O продаже Сарн мы телеграфировали в Губаревку, как только пятнадцатого вечером Голицыны выехали в Наугейм. Но это радостное впечатление было омрачено в Губаревке тревогой за Ольгу Владимировну. Еще одиннадцатого июня с ней сделался жар; она лежала в забытьи. Леля с Наташей не отходили от нее. Доктор Громов поддерживал ее морфием. Она страдала уже без сознания и в час ночи восемнадцатого июня скончалась, не приходя в себя. Я опускаю здесь грустные подробности из письма Тети и сестры и привожу только два письма брата.
13 июня: «Последние дни мы в большой тревоге: Ольге Владимировне значительно хуже; повысилась температура, одно время до 40°, что для нее при нормальной температуре 36° очень много. И теперь она очень слаба, почти все время в забытьи. Вряд ли это состояние пройдет; должно быть, это начало конца. Чувствую, что все, одобрявшие то, что мы пригласили Ольгу Владимировну в Губаревку, осудят нас, в случае скорой ее кончины, ставя в упрек нам то, что лучше было ее не тревожить. Но в Петербурге обстоятельства сложились так, что Ольгу Владимировну поместить было некуда: община на лето закрывается, предполагавшееся помещение ее в Царском Селе в детский санаторий оказалось очень неудобным. Кроме того, нам с Шунечкой пришлось бы жить лето в Петербурге, так как Шунечка, конечно, не могла бы оставить Ольгу Владимировну.

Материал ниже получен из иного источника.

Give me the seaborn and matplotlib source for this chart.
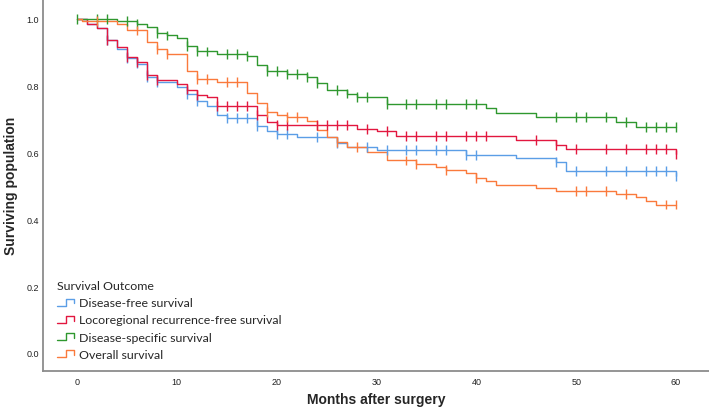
import numpy as np
import pandas as pd
import seaborn as sns
import matplotlib
matplotlib.use("Agg")
import matplotlib.pyplot as plt
from matplotlib.lines import Line2D
from matplotlib.legend_handler import HandlerBase

# Kaplan-Meier curves: step times (months), survival after the step, censor times
outcomes = ["Disease-free survival", "Locoregional recurrence-free survival",
            "Disease-specific survival", "Overall survival"]
colors = ["#5b9ee6", "#e2173f", "#2f982f", "#fa7a3c"]

dfs_times = [0, 1, 2, 3, 4, 5, 6, 7, 8, 10, 11, 12, 13, 14, 15, 18, 19, 20, 22, 26, 27, 30, 39, 44, 48, 49, 60]
dfs_surv = [1.0, 0.985, 0.972, 0.935, 0.910, 0.882, 0.866, 0.826, 0.810, 0.795, 0.775, 0.754, 0.740, 0.712,
            0.704, 0.680, 0.664, 0.654, 0.646, 0.627, 0.616, 0.608, 0.593, 0.583, 0.571, 0.545, 0.528]
dfs_cens = [3, 5, 6, 7, 8, 11, 12, 15, 16, 17, 18, 20, 21, 24, 26, 29, 31, 33, 34, 36, 37, 39, 40, 48, 50,
            53, 55, 57, 58, 59, 60]

lrfs_times = [0, 1, 2, 3, 4, 5, 6, 7, 8, 10, 11, 12, 13, 14, 18, 19, 20, 28, 30, 32, 44, 48, 49, 60]
lrfs_surv = [1.0, 0.985, 0.972, 0.937, 0.915, 0.886, 0.871, 0.832, 0.816, 0.804, 0.788, 0.772, 0.765, 0.738,
             0.712, 0.692, 0.683, 0.670, 0.663, 0.650, 0.638, 0.623, 0.610, 0.594]
lrfs_cens = [3, 5, 6, 7, 8, 11, 12, 14, 15, 16, 17, 18, 20, 21, 24, 25, 26, 27, 29, 31, 33, 34, 36, 37, 39,
             40, 41, 46, 48, 50, 53, 55, 57, 58, 59, 60]

dss_times = [0, 4, 6, 7, 8, 9, 10, 11, 12, 14, 17, 18, 19, 21, 23, 24, 25, 27, 28, 31, 41, 42, 46, 54, 56]
dss_surv = [1.0, 0.993, 0.985, 0.975, 0.958, 0.950, 0.942, 0.918, 0.902, 0.895, 0.888, 0.862, 0.843, 0.835,
            0.826, 0.807, 0.787, 0.776, 0.766, 0.745, 0.732, 0.719, 0.705, 0.691, 0.677]
dss_cens = [0, 2, 3, 5, 6, 8, 9, 11, 12, 13, 15, 16, 17, 19, 20, 21, 22, 23, 24, 26, 27, 28, 29, 31, 33, 34,
            36, 37, 39, 40, 48, 50, 51, 53, 55, 57, 58, 59, 60]

os_times = [0, 0.5, 4, 5, 7, 8, 9, 11, 12, 14, 17, 18, 19, 20, 21, 23, 24, 25, 26, 27, 29, 31, 34, 36, 37,
            39, 40, 41, 42, 46, 48, 54, 56, 57, 58]
os_surv = [1.0, 0.993, 0.985, 0.965, 0.930, 0.908, 0.893, 0.843, 0.820, 0.810, 0.779, 0.749, 0.720, 0.713,
           0.706, 0.693, 0.668, 0.646, 0.630, 0.616, 0.600, 0.576, 0.566, 0.556, 0.548, 0.538, 0.523, 0.513,
           0.503, 0.495, 0.485, 0.475, 0.466, 0.456, 0.444]
os_cens = [2, 6, 8, 9, 12, 13, 15, 16, 19, 21, 22, 26, 28, 33, 34, 37, 40, 50, 51, 53, 55, 59, 60]

x_ticks = [0, 10, 20, 30, 40, 50, 60]
y_ticks = [0.0, 0.2, 0.4, 0.6, 0.8, 1.0]
end_time = 60

series = [(dfs_times, dfs_surv, dfs_cens), (lrfs_times, lrfs_surv, lrfs_cens),
          (dss_times, dss_surv, dss_cens), (os_times, os_surv, os_cens)]

curve_rows = []
cens_rows = []
for name, (t, s, c) in zip(outcomes, series):
    tt = list(t) + ([end_time] if t[-1] < end_time else [])
    ss = list(s) + ([s[-1]] if t[-1] < end_time else [])
    for a, b in zip(tt, ss):
        curve_rows.append({"month": a, "surv": b, "outcome": name})
    t_arr = np.array(t)
    for ct in c:
        idx = np.searchsorted(t_arr, ct, side="right") - 1
        cens_rows.append({"month": ct, "surv": s[idx], "outcome": name})
curves = pd.DataFrame(curve_rows)
cens = pd.DataFrame(cens_rows)
palette = dict(zip(outcomes, colors))

sns.set_style("white")
plt.rcParams["font.family"] = ["Liberation Sans", "DejaVu Sans"]

fig = plt.figure(figsize=(7.09, 4.10), dpi=100)
ax = fig.add_axes([0.0607, 0.0927, 0.9393, 0.9073])

sns.lineplot(data=curves, x="month", y="surv", hue="outcome", palette=palette,
             estimator=None, sort=False, drawstyle="steps-post", linewidth=1.0,
             legend=False, ax=ax)
sns.scatterplot(data=cens, x="month", y="surv", hue="outcome", palette=palette,
                marker="|", s=50, linewidth=1.0, legend=False, ax=ax, zorder=3)

ax.set_xlim(-3.4, 63.3)
ax.set_ylim(-0.054, 1.059)
ax.set_xticks(x_ticks)
ax.set_xticklabels([str(v) for v in x_ticks])
ax.set_yticks(y_ticks)
ax.set_yticklabels([f"{v:.1f}" for v in y_ticks])
ax.tick_params(axis="x", length=0, labelsize=6.5, labelcolor="#222222", pad=4)
ax.tick_params(axis="y", length=0, labelsize=6.5, labelcolor="#222222", pad=3)
for side in ["top", "right"]:
    ax.spines[side].set_visible(False)
for side in ["left", "bottom"]:
    ax.spines[side].set_color("#8c8c8c")
    ax.spines[side].set_linewidth(1.3)

ax.set_xlabel("Months after surgery", fontsize=10, fontweight="bold", labelpad=5)
ax.set_ylabel("Surviving population", fontsize=10, fontweight="bold", labelpad=6)


class StepHandler(HandlerBase):
    # draws the little step icon that SPSS uses in the legend
    def create_artists(self, legend, orig_handle, xdescent, ydescent, width, height, fontsize, trans):
        x0, y0 = -xdescent, -ydescent
        xs = [x0, x0 + 0.5 * width, x0 + 0.5 * width, x0 + width, x0 + width]
        ys = [y0 + 0.1 * height, y0 + 0.1 * height, y0 + 0.85 * height, y0 + 0.85 * height, y0 + 0.35 * height]
        ln = Line2D(xs, ys, color=orig_handle.get_color(), lw=1.0, transform=trans)
        return [ln]


handles = [Line2D([], [], color=c) for c in colors]
leg = ax.legend(handles, outcomes, title="Survival Outcome", loc="lower left",
                bbox_to_anchor=(0.005, 0.0), frameon=False, alignment="left",
                handler_map={Line2D: StepHandler()}, handlelength=1.3, handleheight=0.8,
                handletextpad=0.45, labelspacing=0.5,
                prop={"family": "Lato", "size": 8.9},
                title_fontproperties={"family": "Lato", "size": 8.9})

fig.savefig("out.png", dpi=100)
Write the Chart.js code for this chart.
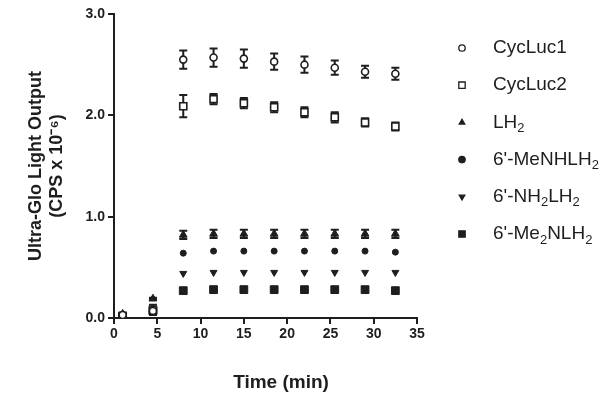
<!DOCTYPE html>
<html>
<head>
<meta charset="utf-8">
<script src="https://cdn.jsdelivr.net/npm/chart.js"></script>
<style>
  html, body { margin: 0; background: #fff; }
  #wrap { width: 605px; height: 404px; }
</style>
</head>
<body>
<div id="wrap"><canvas id="chart"></canvas></div>
<script>
// time points (min)
const times = [1, 4.5, 8, 11.5, 15, 18.5, 22, 25.5, 29, 32.5];

// light output (CPS x 10^-6) and SEM for each substrate
const cycLuc1 = [0.03, 0.07, 2.55, 2.57, 2.56, 2.53, 2.50, 2.47, 2.43, 2.41];
const cycLuc1Err = [0.01, 0.03, 0.09, 0.09, 0.09, 0.08, 0.08, 0.07, 0.06, 0.06];
const cycLuc2 = [0.02, 0.08, 2.09, 2.16, 2.12, 2.08, 2.03, 1.98, 1.93, 1.89];
const cycLuc2Err = [0.01, 0.05, 0.11, 0.05, 0.05, 0.05, 0.05, 0.05, 0.04, 0.04];
const lh2 = [0.04, 0.19, 0.82, 0.83, 0.83, 0.83, 0.83, 0.83, 0.83, 0.83];
const lh2Err = [0.01, 0.01, 0.04, 0.04, 0.04, 0.04, 0.04, 0.04, 0.04, 0.04];
const meNHLH2 = [0.02, 0.09, 0.64, 0.66, 0.66, 0.66, 0.66, 0.66, 0.66, 0.65];
const nh2LH2 = [0.02, 0.08, 0.44, 0.45, 0.45, 0.45, 0.45, 0.45, 0.45, 0.45];
const me2NLH2 = [0.02, 0.07, 0.27, 0.28, 0.28, 0.28, 0.28, 0.28, 0.28, 0.27];

const seriesNames = ['CycLuc1', 'CycLuc2', 'LH_2', "6'-MeNHLH_2", "6'-NH_2LH_2", "6'-Me_2NLH_2"];
const xTicks = [0, 5, 10, 15, 20, 25, 30, 35];
const yTicks = [0, 1, 2, 3];

const ink = '#1e1e1e';
const family = '"Liberation Sans", Arial, sans-serif';

function pts(vals) {
  return vals.map((v, i) => ({ x: times[i], y: v }));
}

function ds(label, vals, err, style, opts) {
  return Object.assign({
    label: label,
    data: pts(vals),
    err: err,
    showLine: false,
    pointStyle: style,
    pointRadius: 3.5,
    pointHoverRadius: 3.5,
    pointBorderWidth: 1.6,
    borderColor: ink,
    backgroundColor: ink,
    pointBackgroundColor: ink
  }, opts || {});
}

const datasets = [
  ds(seriesNames[0], cycLuc1, cycLuc1Err, 'circle', { pointBackgroundColor: '#fff' }),
  ds(seriesNames[1], cycLuc2, cycLuc2Err, 'rect', { pointBackgroundColor: '#fff', pointRadius: 5 }),
  ds(seriesNames[2], lh2, lh2Err, 'triangle', { pointRadius: 4.5, pointBorderWidth: 1 }),
  ds(seriesNames[3], meNHLH2, null, 'circle', { pointRadius: 3, pointBorderWidth: 1 }),
  ds(seriesNames[4], nh2LH2, null, 'triangle', { pointRadius: 4, pointBorderWidth: 1, pointRotation: 180 }),
  ds(seriesNames[5], me2NLH2, null, 'rect', { pointRadius: 5.5, pointBorderWidth: 1 })
];

// vertical error bars with caps, drawn under the markers
const errorBars = {
  id: 'errorBars',
  beforeDatasetsDraw(chart) {
    const ctx = chart.ctx;
    const xs = chart.scales.x, ys = chart.scales.y;
    ctx.save();
    ctx.strokeStyle = ink;
    ctx.lineWidth = 2;
    chart.data.datasets.forEach(d => {
      if (!d.err) return;
      d.data.forEach((p, i) => {
        const e = d.err[i];
        if (!e) return;
        const x = xs.getPixelForValue(p.x);
        const y1 = ys.getPixelForValue(p.y + e);
        const y2 = ys.getPixelForValue(p.y - e);
        ctx.beginPath();
        ctx.moveTo(x, y1); ctx.lineTo(x, y2);
        ctx.moveTo(x - 4, y1); ctx.lineTo(x + 4, y1);
        ctx.moveTo(x - 4, y2); ctx.lineTo(x + 4, y2);
        ctx.stroke();
      });
    });
    ctx.restore();
  }
};

// legend on the right (with subscripts) and the x-axis title
const sideLegend = {
  id: 'sideLegend',
  afterDraw(chart) {
    const ctx = chart.ctx;
    const markX = 462, textX = 493, y0 = 48, step = 37.2;
    ctx.save();
    chart.data.datasets.forEach((d, i) => {
      const y = y0 + i * step;
      ctx.fillStyle = d.pointBackgroundColor;
      ctx.strokeStyle = ink;
      ctx.lineWidth = 1.3;
      Chart.helpers.drawPoint(ctx, {
        pointStyle: d.pointStyle,
        radius: (d.pointStyle === 'rect' ? 4.5 : 3.2),
        rotation: d.pointRotation || 0,
        borderWidth: 1.3
      }, markX, y);
      let x = textX;
      ctx.fillStyle = ink;
      ctx.textBaseline = 'middle';
      ctx.textAlign = 'left';
      const parts = d.label.split(/_(\d)/);
      parts.forEach((s, k) => {
        if (!s) return;
        if (k % 2 === 1) {
          ctx.font = '13px ' + family;
          ctx.fillText(s, x, y + 6);
        } else {
          ctx.font = '19px ' + family;
          ctx.fillText(s, x, y);
        }
        x += ctx.measureText(s).width;
      });
    });
    // x-axis title
    ctx.font = 'bold 19px ' + family;
    ctx.textAlign = 'center';
    ctx.textBaseline = 'middle';
    ctx.fillText('Time (min)', 281, 383);
    ctx.restore();
  }
};

const tickFont = { family: family, size: 14, weight: 'bold' };
const titleFont = { family: family, size: 18, weight: 'bold' };

new Chart(document.getElementById('chart'), {
  type: 'scatter',
  data: { datasets: datasets },
  options: {
    responsive: true,
    maintainAspectRatio: false,
    animation: false,
    events: [],
    layout: { padding: { left: 0, top: 14, right: 188, bottom: 0 } },
    plugins: { legend: { display: false }, tooltip: { enabled: false } },
    scales: {
      x: {
        type: 'linear',
        min: 0, max: 35,
        afterBuildTicks: s => { s.ticks = xTicks.map(v => ({ value: v })); },
        afterFit: s => { s.height = 86; },
        border: { display: true, color: ink, width: 2 },
        grid: { drawOnChartArea: false, drawTicks: true, tickLength: 6, color: ink, lineWidth: 2 },
        ticks: { color: ink, font: tickFont, padding: 2, maxRotation: 0 }
      },
      y: {
        min: 0, max: 3,
        afterBuildTicks: s => { s.ticks = yTicks.map(v => ({ value: v })); },
        afterFit: s => { s.width = 114; },
        border: { display: true, color: ink, width: 2 },
        grid: { drawOnChartArea: false, drawTicks: true, tickLength: 6, color: ink, lineWidth: 2 },
        ticks: { color: ink, font: tickFont, padding: 3, callback: v => v.toFixed(1) },
        title: {
          display: true,
          text: ['Ultra-Glo Light Output', '(CPS x 10\u207B\u2076)'],
          color: ink, font: titleFont, padding: { top: 25, bottom: 0 }
        }
      }
    }
  },
  plugins: [errorBars, sideLegend]
});
</script>
</body>
</html>
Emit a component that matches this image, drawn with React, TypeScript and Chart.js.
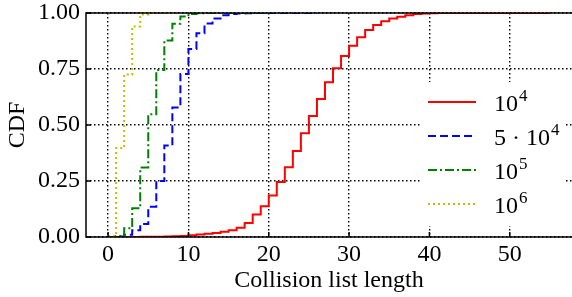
import React, { useEffect, useRef } from "react";
import { Chart, registerables } from "chart.js";

Chart.register(...registerables);

const FONT = "'Liberation Serif', 'DejaVu Serif', serif";
const FS = 24;

const xTicks = [0, 10, 20, 30, 40, 50];
const yTicks = [0, 0.25, 0.5, 0.75, 1];
const yTickLabels = ["0.00", "0.25", "0.50", "0.75", "1.00"];
const seriesLabels = ["10⁴", "5 · 10⁴", "10⁵", "10⁶"];
const seriesColors = ["#ff0000", "#0000ff", "#008000", "#bfbf00"];

// CDF values at collision list length 0, 1, 2, ...
const cdf1e4 = [
  0, 0, 0, 0.0003, 0.0006, 0.001, 0.0015, 0.002, 0.003, 0.005,
  0.008, 0.011, 0.014, 0.018, 0.023, 0.03, 0.041, 0.063, 0.1, 0.137,
  0.185, 0.245, 0.311, 0.384, 0.463, 0.54, 0.616, 0.691, 0.753, 0.808,
  0.854, 0.892, 0.924, 0.946, 0.963, 0.975, 0.983, 0.99, 0.995, 0.998,
  0.999, 1, 1, 1, 1, 1, 1, 1, 1, 1,
  1, 1, 1, 1, 1, 1,
];
const cdf5e4 = [
  0, 0.002, 0.01, 0.03, 0.058, 0.135, 0.25, 0.408, 0.578, 0.728,
  0.839, 0.91, 0.953, 0.976, 0.99, 0.995, 0.998, 0.999, 1, 1,
  1, 1, 1, 1, 1, 1, 1,
];
const cdf1e5 = [
  0, 0.004, 0.039, 0.128, 0.31, 0.548, 0.745, 0.877, 0.952, 0.984,
  0.996, 0.999, 1, 1, 1, 1, 1, 1, 1, 1, 1,
];
const cdf1e6 = [0.005, 0.397, 0.725, 0.94, 0.993, 1, 1, 1, 1, 1];

const seriesValues = [cdf1e4, cdf5e4, cdf1e5, cdf1e6];
const seriesDash = [[], [8, 4], [9, 3, 2, 3], [2, 3]];

const SUP: Record<string, string> = {
  "⁰": "0", "¹": "1", "²": "2", "³": "3", "⁴": "4",
  "⁵": "5", "⁶": "6", "⁷": "7", "⁸": "8", "⁹": "9",
};

function drawRichLabel(ctx: CanvasRenderingContext2D, text: string, x: number, baseline: number) {
  let cx = x;
  ctx.textBaseline = "alphabetic";
  ctx.textAlign = "left";
  for (const ch of text) {
    if (SUP[ch]) {
      ctx.font = `17px ${FONT}`;
      ctx.fillText(SUP[ch], cx + 1, baseline - 10);
      cx += ctx.measureText(SUP[ch]).width + 1;
    } else {
      ctx.font = `${FS}px ${FONT}`;
      ctx.fillText(ch, cx, baseline);
      cx += ctx.measureText(ch).width;
    }
  }
}

const framePlugin = {
  id: "frame",
  afterDatasetsDraw(chart: any) {
    const { ctx, chartArea, scales } = chart;
    const { left, right, top, bottom } = chartArea;
    ctx.save();
    ctx.setLineDash([]);
    ctx.strokeStyle = "#000";
    ctx.lineWidth = 1.5;
    ctx.beginPath();
    xTicks.forEach((v) => {
      const px = scales.x.getPixelForValue(v);
      ctx.moveTo(px, bottom);
      ctx.lineTo(px, bottom - 5);
    });
    yTicks.forEach((v) => {
      const py = scales.y.getPixelForValue(v);
      ctx.moveTo(left, py);
      ctx.lineTo(left + 5, py);
    });
    ctx.stroke();
    ctx.beginPath();
    ctx.moveTo(right + 2, top);
    ctx.lineTo(left, top);
    ctx.lineTo(left, bottom);
    ctx.lineTo(right + 2, bottom);
    ctx.stroke();
    ctx.restore();
  },
};

const legendPlugin = {
  id: "innerLegend",
  afterDraw(chart: any) {
    const { ctx, chartArea } = chart;
    const boxW = 144;
    const boxH = 144;
    const bx = chartArea.right - 7 - boxW;
    const by = chartArea.bottom - 11 - boxH;
    ctx.save();
    ctx.fillStyle = "#fff";
    ctx.fillRect(bx, by, boxW, boxH);
    chart.data.datasets.forEach((ds: any, i: number) => {
      const cy = by + 20 + i * 34;
      ctx.strokeStyle = ds.borderColor;
      ctx.lineWidth = ds.borderWidth;
      ctx.setLineDash(ds.borderDash || []);
      ctx.beginPath();
      ctx.moveTo(bx + 7, cy);
      ctx.lineTo(bx + 55, cy);
      ctx.stroke();
      ctx.setLineDash([]);
      ctx.fillStyle = "#000";
      drawRichLabel(ctx, ds.label, bx + 73, cy + 9);
    });
    ctx.restore();
  },
};

export default function App() {
  const ref = useRef<HTMLCanvasElement | null>(null);

  useEffect(() => {
    if (!ref.current) return;
    const datasets = seriesValues.map((vals, i) => ({
      label: seriesLabels[i],
      data: vals.map((v, k) => ({ x: k, y: v })),
      borderColor: seriesColors[i],
      backgroundColor: seriesColors[i],
      borderWidth: 2,
      borderDash: seriesDash[i],
      stepped: true as const,
      pointRadius: 0,
      fill: false,
      order: 4 - i,
    }));
    const chart = new Chart(ref.current, {
      type: "line",
      data: { datasets },
      options: {
        animation: false,
        responsive: false,
        maintainAspectRatio: false,
        layout: { padding: { top: 13, left: 0, right: 0, bottom: 0 } },
        plugins: { legend: { display: false }, tooltip: { enabled: false } },
        scales: {
          x: {
            type: "linear",
            min: -2.75,
            max: 57.75,
            afterBuildTicks: (s: any) => {
              s.ticks = xTicks.map((v) => ({ value: v }));
            },
            afterFit: (s: any) => {
              s.height = 60;
              s.paddingLeft = 0;
              s.paddingRight = 0;
            },
            ticks: {
              font: { family: FONT, size: FS },
              color: "#000",
              padding: 3,
              maxRotation: 0,
              autoSkip: false,
              callback: (v: any) => String(v),
            },
            grid: { color: "#000", lineWidth: 1.4, drawTicks: false, tickLength: 0 },
            border: { display: false, dash: [1.5, 2.5] },
            title: {
              display: true,
              text: "Collision list length",
              font: { family: FONT, size: FS },
              color: "#000",
              padding: { top: 0, bottom: 2 },
            },
          },
          y: {
            type: "linear",
            min: 0,
            max: 1,
            afterBuildTicks: (s: any) => {
              s.ticks = yTicks.map((v) => ({ value: v }));
            },
            afterFit: (s: any) => {
              s.width = 86;
              s.paddingTop = 0;
              s.paddingBottom = 0;
            },
            ticks: {
              font: { family: FONT, size: FS },
              color: "#000",
              padding: 6,
              autoSkip: false,
              callback: (v: any) => yTickLabels[yTicks.indexOf(Number(v))] ?? "",
            },
            grid: { color: "#000", lineWidth: 1.4, drawTicks: false, tickLength: 0 },
            border: { display: false, dash: [1.5, 2.5] },
            title: {
              display: true,
              text: "CDF",
              font: { family: FONT, size: FS },
              color: "#000",
              padding: { top: 3, bottom: 0 },
            },
          },
        },
      },
      plugins: [framePlugin, legendPlugin],
    });
    return () => chart.destroy();
  }, []);

  return (
    <div style={{ position: "absolute", left: 0, top: 0, width: 572, height: 297, background: "#fff" }}>
      <canvas ref={ref} width={572} height={297} style={{ width: 572, height: 297, display: "block" }} />
    </div>
  );
}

Засуха продолжается. Убытки предвидятся страшные, в частности и нам. Хочу продать жеребчика за сто двадцать пять. Расходы идут большие. Приходится уже покупать хлеб; овса совсем не осталось; пшеницы тоже. Кругом бегают тучи, и в соседстве были дожди. Впрочем, бедствие захватит большой район. С нетерпением слежу с Тетей и Оленькой за вашими делами. Завтра к вам приедет князь Голицын. Если расчет ваш зимний верен, то уступка Голицына дает прямо-таки сказочный результат. Но уступать ниже семисот тысяч думаю, не следует. Как-то вы справитесь с Филатовским долгом?»
21 июня: «Пишу из Ряжска. Еду с телом Ольги Владимировны. Послезавтра состоится погребение. Очень больно потерять ее. Лично я чувствовал, что она искренне расположена не только ко всей нашей семье, но и, в частности, ко мне. Отношение же ее к Сашеньке обязало нас особенною благодарностью.
В Губаревке отпевание было торжественное; был устроен большой поминальный обед и для вязовских знакомых, и для губаревских крестьян. Последних было человек до двухсот. Я поспел только после обеда, был в Саратове, где хлопотал о металлическом гробе и провозе. В Саратов я поехал еще накануне. После Лопухина нас стал мочить проливной дождь; дождь прошел и в Губаревку. В Саратове на улицах реки и пруды. Обе подводы вернулись в Губаревку в ночь, опять под сильным дождем. Но яровые высохли, спасется подсолнечник, картофель. Теперь ждем вас в Губаревку. Захватите с собой Диму; он, думаю, никого не стеснит, кроме, впрочем, вас. Я страшно рад окончанию дела. Тетя тоже. Одна Оленька как будто недовольна, ждала еще большего».